* [Short task]: Transcribe everything in the data word for word. Pictures are left out.

* [Information supplied]:
════

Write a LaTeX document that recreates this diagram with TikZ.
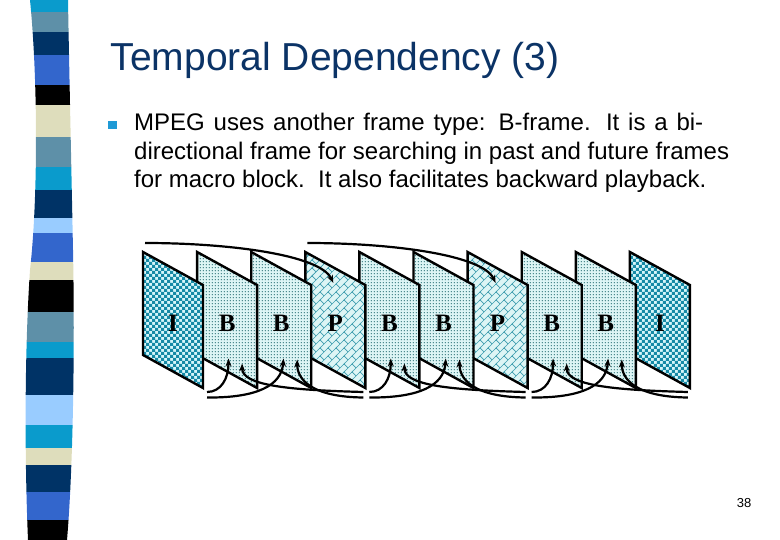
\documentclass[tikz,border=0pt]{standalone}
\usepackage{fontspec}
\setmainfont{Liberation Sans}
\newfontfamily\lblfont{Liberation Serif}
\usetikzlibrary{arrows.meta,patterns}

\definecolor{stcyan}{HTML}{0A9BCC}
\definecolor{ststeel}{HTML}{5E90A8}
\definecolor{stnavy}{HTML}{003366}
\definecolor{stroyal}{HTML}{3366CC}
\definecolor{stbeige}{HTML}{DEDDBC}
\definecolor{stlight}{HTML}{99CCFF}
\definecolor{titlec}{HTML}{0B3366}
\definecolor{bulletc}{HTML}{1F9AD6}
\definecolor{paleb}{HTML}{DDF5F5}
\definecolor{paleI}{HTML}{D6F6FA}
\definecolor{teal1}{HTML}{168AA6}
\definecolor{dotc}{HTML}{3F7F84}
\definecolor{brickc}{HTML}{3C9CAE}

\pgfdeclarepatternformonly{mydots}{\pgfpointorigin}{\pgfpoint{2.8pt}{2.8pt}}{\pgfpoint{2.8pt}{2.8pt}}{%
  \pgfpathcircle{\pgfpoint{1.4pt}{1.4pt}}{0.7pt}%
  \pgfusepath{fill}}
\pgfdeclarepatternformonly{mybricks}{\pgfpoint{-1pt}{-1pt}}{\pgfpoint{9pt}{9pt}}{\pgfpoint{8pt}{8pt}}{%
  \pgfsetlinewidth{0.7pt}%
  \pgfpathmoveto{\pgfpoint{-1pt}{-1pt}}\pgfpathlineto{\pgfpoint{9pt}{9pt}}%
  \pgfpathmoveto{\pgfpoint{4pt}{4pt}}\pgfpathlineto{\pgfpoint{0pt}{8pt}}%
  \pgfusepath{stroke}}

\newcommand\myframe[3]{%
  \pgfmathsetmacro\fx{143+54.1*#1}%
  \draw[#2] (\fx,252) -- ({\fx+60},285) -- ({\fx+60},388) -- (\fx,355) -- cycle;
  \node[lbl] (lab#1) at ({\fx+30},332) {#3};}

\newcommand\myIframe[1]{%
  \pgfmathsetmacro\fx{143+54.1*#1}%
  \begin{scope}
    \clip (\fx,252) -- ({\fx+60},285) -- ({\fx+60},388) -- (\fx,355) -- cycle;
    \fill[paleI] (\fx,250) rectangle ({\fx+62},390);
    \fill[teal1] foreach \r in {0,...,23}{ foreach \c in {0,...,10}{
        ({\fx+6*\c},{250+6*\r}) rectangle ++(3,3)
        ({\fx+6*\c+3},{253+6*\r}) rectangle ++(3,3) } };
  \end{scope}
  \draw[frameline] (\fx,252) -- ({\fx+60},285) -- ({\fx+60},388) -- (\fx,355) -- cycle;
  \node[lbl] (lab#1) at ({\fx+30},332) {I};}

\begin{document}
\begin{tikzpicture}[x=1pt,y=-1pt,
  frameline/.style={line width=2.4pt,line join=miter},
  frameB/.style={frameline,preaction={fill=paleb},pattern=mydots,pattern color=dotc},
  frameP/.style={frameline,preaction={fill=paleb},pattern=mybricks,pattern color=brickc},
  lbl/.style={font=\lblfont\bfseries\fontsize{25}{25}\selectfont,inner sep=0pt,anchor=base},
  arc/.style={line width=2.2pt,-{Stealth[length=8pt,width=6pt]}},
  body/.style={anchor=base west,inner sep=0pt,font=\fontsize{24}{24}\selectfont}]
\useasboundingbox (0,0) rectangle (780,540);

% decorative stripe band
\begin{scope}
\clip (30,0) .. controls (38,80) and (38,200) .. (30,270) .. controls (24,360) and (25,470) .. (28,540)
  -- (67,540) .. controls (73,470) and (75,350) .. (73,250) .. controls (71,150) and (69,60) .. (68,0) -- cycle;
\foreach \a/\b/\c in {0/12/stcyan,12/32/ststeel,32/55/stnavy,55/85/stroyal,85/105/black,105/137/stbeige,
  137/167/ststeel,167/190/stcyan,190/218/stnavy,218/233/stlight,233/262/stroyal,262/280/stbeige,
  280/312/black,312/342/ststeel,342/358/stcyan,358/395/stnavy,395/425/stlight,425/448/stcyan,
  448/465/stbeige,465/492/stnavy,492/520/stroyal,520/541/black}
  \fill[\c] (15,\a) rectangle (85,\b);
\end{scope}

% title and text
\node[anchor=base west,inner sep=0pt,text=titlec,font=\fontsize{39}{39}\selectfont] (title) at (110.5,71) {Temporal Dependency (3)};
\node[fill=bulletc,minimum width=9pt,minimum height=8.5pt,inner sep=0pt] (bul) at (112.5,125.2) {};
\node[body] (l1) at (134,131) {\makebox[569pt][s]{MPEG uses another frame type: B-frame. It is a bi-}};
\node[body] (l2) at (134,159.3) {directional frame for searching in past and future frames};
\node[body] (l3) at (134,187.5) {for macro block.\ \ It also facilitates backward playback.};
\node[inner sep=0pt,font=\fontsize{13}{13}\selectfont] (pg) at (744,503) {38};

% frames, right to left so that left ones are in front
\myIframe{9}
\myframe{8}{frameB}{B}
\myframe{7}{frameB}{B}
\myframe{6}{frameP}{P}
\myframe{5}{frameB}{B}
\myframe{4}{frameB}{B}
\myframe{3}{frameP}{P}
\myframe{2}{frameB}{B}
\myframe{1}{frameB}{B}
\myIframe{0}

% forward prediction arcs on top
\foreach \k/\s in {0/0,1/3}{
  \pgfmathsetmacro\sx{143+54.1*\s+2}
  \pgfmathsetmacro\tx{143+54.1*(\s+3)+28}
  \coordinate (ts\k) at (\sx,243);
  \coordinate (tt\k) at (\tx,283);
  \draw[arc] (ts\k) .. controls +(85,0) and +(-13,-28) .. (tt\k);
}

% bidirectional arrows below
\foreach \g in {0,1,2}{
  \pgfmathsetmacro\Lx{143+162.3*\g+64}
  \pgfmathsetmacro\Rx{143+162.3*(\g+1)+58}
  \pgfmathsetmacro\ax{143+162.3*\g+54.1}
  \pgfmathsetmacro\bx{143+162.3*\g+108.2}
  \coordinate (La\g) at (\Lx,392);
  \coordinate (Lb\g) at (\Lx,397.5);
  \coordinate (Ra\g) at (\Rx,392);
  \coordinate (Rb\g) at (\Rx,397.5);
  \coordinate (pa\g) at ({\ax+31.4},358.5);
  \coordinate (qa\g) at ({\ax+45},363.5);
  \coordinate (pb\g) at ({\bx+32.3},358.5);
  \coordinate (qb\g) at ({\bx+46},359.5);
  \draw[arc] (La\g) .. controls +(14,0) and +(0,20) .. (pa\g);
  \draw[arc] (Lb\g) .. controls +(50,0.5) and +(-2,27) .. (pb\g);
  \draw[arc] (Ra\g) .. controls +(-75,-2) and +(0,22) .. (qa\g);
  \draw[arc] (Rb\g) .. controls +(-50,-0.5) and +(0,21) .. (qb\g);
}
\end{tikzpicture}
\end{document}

════

* [Final answer]:
Write a LaTeX document that recreates this diagram with TikZ.
\documentclass[tikz,border=0pt]{standalone}
\usepackage{fontspec}
\setmainfont{Liberation Sans}
\newfontfamily\lblfont{Liberation Serif}
\usetikzlibrary{arrows.meta,patterns}

\definecolor{stcyan}{HTML}{0A9BCC}
\definecolor{ststeel}{HTML}{5E90A8}
\definecolor{stnavy}{HTML}{003366}
\definecolor{stroyal}{HTML}{3366CC}
\definecolor{stbeige}{HTML}{DEDDBC}
\definecolor{stlight}{HTML}{99CCFF}
\definecolor{titlec}{HTML}{0B3366}
\definecolor{bulletc}{HTML}{1F9AD6}
\definecolor{paleb}{HTML}{DDF5F5}
\definecolor{paleI}{HTML}{D6F6FA}
\definecolor{teal1}{HTML}{168AA6}
\definecolor{dotc}{HTML}{3F7F84}
\definecolor{brickc}{HTML}{3C9CAE}

\pgfdeclarepatternformonly{mydots}{\pgfpointorigin}{\pgfpoint{2.8pt}{2.8pt}}{\pgfpoint{2.8pt}{2.8pt}}{%
  \pgfpathcircle{\pgfpoint{1.4pt}{1.4pt}}{0.7pt}%
  \pgfusepath{fill}}
\pgfdeclarepatternformonly{mybricks}{\pgfpoint{-1pt}{-1pt}}{\pgfpoint{9pt}{9pt}}{\pgfpoint{8pt}{8pt}}{%
  \pgfsetlinewidth{0.7pt}%
  \pgfpathmoveto{\pgfpoint{-1pt}{-1pt}}\pgfpathlineto{\pgfpoint{9pt}{9pt}}%
  \pgfpathmoveto{\pgfpoint{4pt}{4pt}}\pgfpathlineto{\pgfpoint{0pt}{8pt}}%
  \pgfusepath{stroke}}

\newcommand\myframe[3]{%
  \pgfmathsetmacro\fx{143+54.1*#1}%
  \draw[#2] (\fx,252) -- ({\fx+60},285) -- ({\fx+60},388) -- (\fx,355) -- cycle;
  \node[lbl] (lab#1) at ({\fx+30},332) {#3};}

\newcommand\myIframe[1]{%
  \pgfmathsetmacro\fx{143+54.1*#1}%
  \begin{scope}
    \clip (\fx,252) -- ({\fx+60},285) -- ({\fx+60},388) -- (\fx,355) -- cycle;
    \fill[paleI] (\fx,250) rectangle ({\fx+62},390);
    \fill[teal1] foreach \r in {0,...,23}{ foreach \c in {0,...,10}{
        ({\fx+6*\c},{250+6*\r}) rectangle ++(3,3)
        ({\fx+6*\c+3},{253+6*\r}) rectangle ++(3,3) } };
  \end{scope}
  \draw[frameline] (\fx,252) -- ({\fx+60},285) -- ({\fx+60},388) -- (\fx,355) -- cycle;
  \node[lbl] (lab#1) at ({\fx+30},332) {I};}

\begin{document}
\begin{tikzpicture}[x=1pt,y=-1pt,
  frameline/.style={line width=2.4pt,line join=miter},
  frameB/.style={frameline,preaction={fill=paleb},pattern=mydots,pattern color=dotc},
  frameP/.style={frameline,preaction={fill=paleb},pattern=mybricks,pattern color=brickc},
  lbl/.style={font=\lblfont\bfseries\fontsize{25}{25}\selectfont,inner sep=0pt,anchor=base},
  arc/.style={line width=2.2pt,-{Stealth[length=8pt,width=6pt]}},
  body/.style={anchor=base west,inner sep=0pt,font=\fontsize{24}{24}\selectfont}]
\useasboundingbox (0,0) rectangle (780,540);

% decorative stripe band
\begin{scope}
\clip (30,0) .. controls (38,80) and (38,200) .. (30,270) .. controls (24,360) and (25,470) .. (28,540)
  -- (67,540) .. controls (73,470) and (75,350) .. (73,250) .. controls (71,150) and (69,60) .. (68,0) -- cycle;
\foreach \a/\b/\c in {0/12/stcyan,12/32/ststeel,32/55/stnavy,55/85/stroyal,85/105/black,105/137/stbeige,
  137/167/ststeel,167/190/stcyan,190/218/stnavy,218/233/stlight,233/262/stroyal,262/280/stbeige,
  280/312/black,312/342/ststeel,342/358/stcyan,358/395/stnavy,395/425/stlight,425/448/stcyan,
  448/465/stbeige,465/492/stnavy,492/520/stroyal,520/541/black}
  \fill[\c] (15,\a) rectangle (85,\b);
\end{scope}

% title and text
\node[anchor=base west,inner sep=0pt,text=titlec,font=\fontsize{39}{39}\selectfont] (title) at (110.5,71) {Temporal Dependency (3)};
\node[fill=bulletc,minimum width=9pt,minimum height=8.5pt,inner sep=0pt] (bul) at (112.5,125.2) {};
\node[body] (l1) at (134,131) {\makebox[569pt][s]{MPEG uses another frame type: B-frame. It is a bi-}};
\node[body] (l2) at (134,159.3) {directional frame for searching in past and future frames};
\node[body] (l3) at (134,187.5) {for macro block.\ \ It also facilitates backward playback.};
\node[inner sep=0pt,font=\fontsize{13}{13}\selectfont] (pg) at (744,503) {38};

% frames, right to left so that left ones are in front
\myIframe{9}
\myframe{8}{frameB}{B}
\myframe{7}{frameB}{B}
\myframe{6}{frameP}{P}
\myframe{5}{frameB}{B}
\myframe{4}{frameB}{B}
\myframe{3}{frameP}{P}
\myframe{2}{frameB}{B}
\myframe{1}{frameB}{B}
\myIframe{0}

% forward prediction arcs on top
\foreach \k/\s in {0/0,1/3}{
  \pgfmathsetmacro\sx{143+54.1*\s+2}
  \pgfmathsetmacro\tx{143+54.1*(\s+3)+28}
  \coordinate (ts\k) at (\sx,243);
  \coordinate (tt\k) at (\tx,283);
  \draw[arc] (ts\k) .. controls +(85,0) and +(-13,-28) .. (tt\k);
}

% bidirectional arrows below
\foreach \g in {0,1,2}{
  \pgfmathsetmacro\Lx{143+162.3*\g+64}
  \pgfmathsetmacro\Rx{143+162.3*(\g+1)+58}
  \pgfmathsetmacro\ax{143+162.3*\g+54.1}
  \pgfmathsetmacro\bx{143+162.3*\g+108.2}
  \coordinate (La\g) at (\Lx,392);
  \coordinate (Lb\g) at (\Lx,397.5);
  \coordinate (Ra\g) at (\Rx,392);
  \coordinate (Rb\g) at (\Rx,397.5);
  \coordinate (pa\g) at ({\ax+31.4},358.5);
  \coordinate (qa\g) at ({\ax+45},363.5);
  \coordinate (pb\g) at ({\bx+32.3},358.5);
  \coordinate (qb\g) at ({\bx+46},359.5);
  \draw[arc] (La\g) .. controls +(14,0) and +(0,20) .. (pa\g);
  \draw[arc] (Lb\g) .. controls +(50,0.5) and +(-2,27) .. (pb\g);
  \draw[arc] (Ra\g) .. controls +(-75,-2) and +(0,22) .. (qa\g);
  \draw[arc] (Rb\g) .. controls +(-50,-0.5) and +(0,21) .. (qb\g);
}
\end{tikzpicture}
\end{document}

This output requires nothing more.